Moles are common skin growths. You probably have more than one on your face and body. Most people have 10 to 40 moles somewhere on their skin.
Most moles are harmless and nothing to worry about. You don’t need to remove a mole unless it bothers you. But if you don’t like the way it affects your appearance, or if it’s getting irritated from rubbing against your clothes, removing the mole is an option.
The moles you absolutely need to consider removing are ones that have changed. Any differences in a mole’s color, size, or shape could be a warning sign of skin cancer. See a dermatologist for a checkup.
You might be tempted to remove moles at home because of the convenience and cost. Before you try to snip off your mole with scissors or rub on a store-bought mole cream, read on to learn the risks involved.

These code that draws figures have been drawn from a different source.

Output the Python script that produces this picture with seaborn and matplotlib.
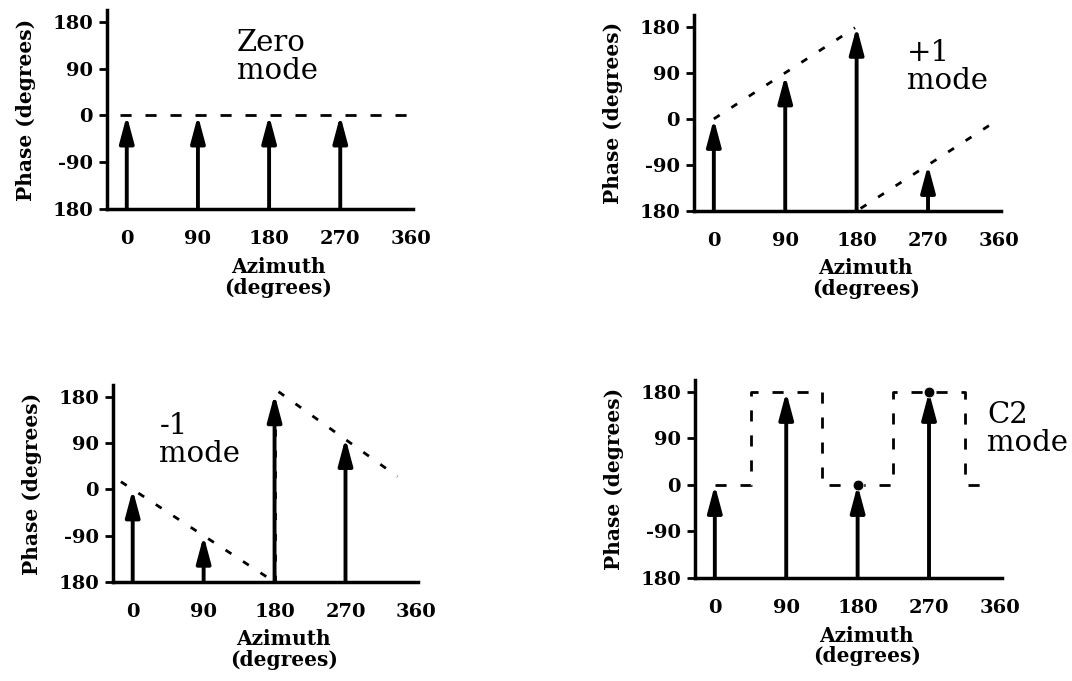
import matplotlib
matplotlib.use("Agg")
import matplotlib.pyplot as plt
import seaborn as sns

sns.set_style("ticks")
plt.rcParams['font.family'] = ['DejaVu Serif']
plt.rcParams['text.color'] = 'black'
plt.rcParams['axes.labelcolor'] = 'black'
plt.rcParams['xtick.color'] = 'black'
plt.rcParams['ytick.color'] = 'black'
plt.rcParams['axes.edgecolor'] = 'black'

azimuths = [0, 90, 180, 270]
ytick_vals = [180, 90, 0, -90, -180]
ytick_labels = ["180", "90", "0", "-90", "180"]
xtick_vals = [0, 90, 180, 270, 360]

# arrow phases per mode
zero_phase = [0, 0, 0, 0]
plus_phase = [0, 85, 180, -90]
minus_phase = [0, -90, 185, 100]
c2_phase = [0, 180, 0, 180]

# dashed phase curves
zero_x = [-8, 360]
zero_y = [0, 0]
plus_x1 = [0, 178]
plus_y1 = [0, 178]
plus_x2 = [185, 350]
plus_y2 = [-175, -10]
minus_x1 = [-15, 178]
minus_y1 = [15, -178]
minus_xv = [180, 180]
minus_yv = [-180, 180]
minus_x2 = [185, 336]
minus_y2 = [190, 25]
c2_x = [0, 45, 45, 135, 135, 225, 225, 315, 315, 350]
c2_y = [0, 0, 180, 180, 0, 0, 180, 180, 0, 0]
c2_dot_x = [180, 270]
c2_dot_y = [0, 180]

fig = plt.figure(figsize=(10.72, 6.81), dpi=100)
W, H = 1072, 681


def make_ax(x0, x1, ytop, ybot):
    return fig.add_axes([x0 / W, (H - ybot) / H, (x1 - x0) / W, (ybot - ytop) / H])


def style(ax, label_x):
    ax.set_xlim(-25, 362)
    ax.set_ylim(-180, 203)
    sns.despine(ax=ax)
    for s in ["left", "bottom"]:
        ax.spines[s].set_linewidth(2.5)
    ax.set_yticks(ytick_vals)
    ax.set_yticklabels(ytick_labels, fontsize=14, fontweight="bold")
    ax.set_xticks(xtick_vals)
    ax.set_xticklabels([str(v) for v in xtick_vals], fontsize=14, fontweight="bold")
    ax.tick_params(axis="y", direction="out", length=6, width=2, pad=4)
    ax.tick_params(axis="x", length=0, pad=15)
    ax.set_ylabel("Phase (degrees)", fontsize=14.5, fontweight="bold", labelpad=12)
    ax.set_xlabel("Azimuth\n(degrees)", fontsize=14.5, fontweight="bold",
                  linespacing=1.05)
    ax.xaxis.set_label_coords(label_x, -0.24)


def arrows(ax, phases):
    for az, ph in zip(azimuths, phases):
        ax.annotate("", xy=(az, ph), xytext=(az, -180),
                    arrowprops=dict(arrowstyle="-|>,head_length=0.9,head_width=0.24",
                                    lw=2.8, color="black", mutation_scale=18,
                                    shrinkA=0, shrinkB=0))


def dashed(ax, x, y, dash):
    sns.lineplot(x=x, y=y, ax=ax, sort=False, color="black", lw=2,
                 linestyle=(0, dash), estimator=None)


# Zero mode
ax1 = make_ax(107, 413, 10, 209)
style(ax1, 0.56)
dashed(ax1, zero_x, zero_y, (4, 5))
arrows(ax1, zero_phase)
ax1.text(139, 113, "Zero\nmode", fontsize=21, va="center", ha="left", linespacing=1.0)

# +1 mode
ax2 = make_ax(694, 1001, 15, 211)
style(ax2, 0.56)
dashed(ax2, plus_x1, plus_y1, (2.5, 5))
dashed(ax2, plus_x2, plus_y2, (2.5, 5))
arrows(ax2, plus_phase)
ax2.text(243, 101, "+1\nmode", fontsize=21, va="center", ha="left", linespacing=1.0)

# -1 mode
ax3 = make_ax(113, 418, 385, 582)
style(ax3, 0.56)
dashed(ax3, minus_x1, minus_y1, (2.5, 5))
dashed(ax3, minus_xv, minus_yv, (2.5, 5))
dashed(ax3, minus_x2, minus_y2, (2.5, 5))
arrows(ax3, minus_phase)
ax3.text(34, 96, "-1\nmode", fontsize=21, va="center", ha="left", linespacing=1.0)

# C2 mode
ax4 = make_ax(695, 1002, 380, 578)
style(ax4, 0.56)
dashed(ax4, c2_x, c2_y, (4, 5))
arrows(ax4, c2_phase)
sns.scatterplot(x=c2_dot_x, y=c2_dot_y, ax=ax4, color="black", s=60, zorder=5)
ax4.text(343, 108, "C2\nmode", fontsize=21, va="center", ha="left", linespacing=1.0)

fig.savefig("out.png", dpi=100)
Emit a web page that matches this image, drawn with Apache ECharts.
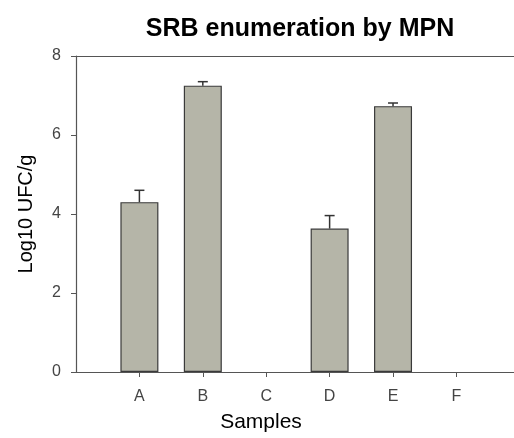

A number of websites offer “do-it-yourself” tips for removing a mole at home. These methods aren’t proven to work, and some may be dangerous. You should talk to your doctor about your options before you try any home remedies for mole removal.
Some of these unproven methods include:
- burning the mole off with apple cider vinegar
- taping garlic to the mole to break it down from the inside
- applying iodine to the mole to kill the cells inside
- cutting off the mole with scissors or a razor blade
Other home remedies that claim to remove moles include applying:
- a mixture of baking soda and castor oil
- banana peel
- frankincense oil
- tea tree oil
- hydrogen peroxide
- aloe vera
- flaxseed oil
Pharmacies and online stores also sell mole removal creams. To use these creams, you first scrape off the top part of the mole. Then you rub the cream into the mole. The products claim that within a day after applying the cream, a scab will form. When the scab falls off, the mole will go with it.
A safer way to conceal moles if you’re self-conscious about them is to cover them with makeup. If you have a hair growing out of a mole, it’s safe for you to clip the hair or pluck it.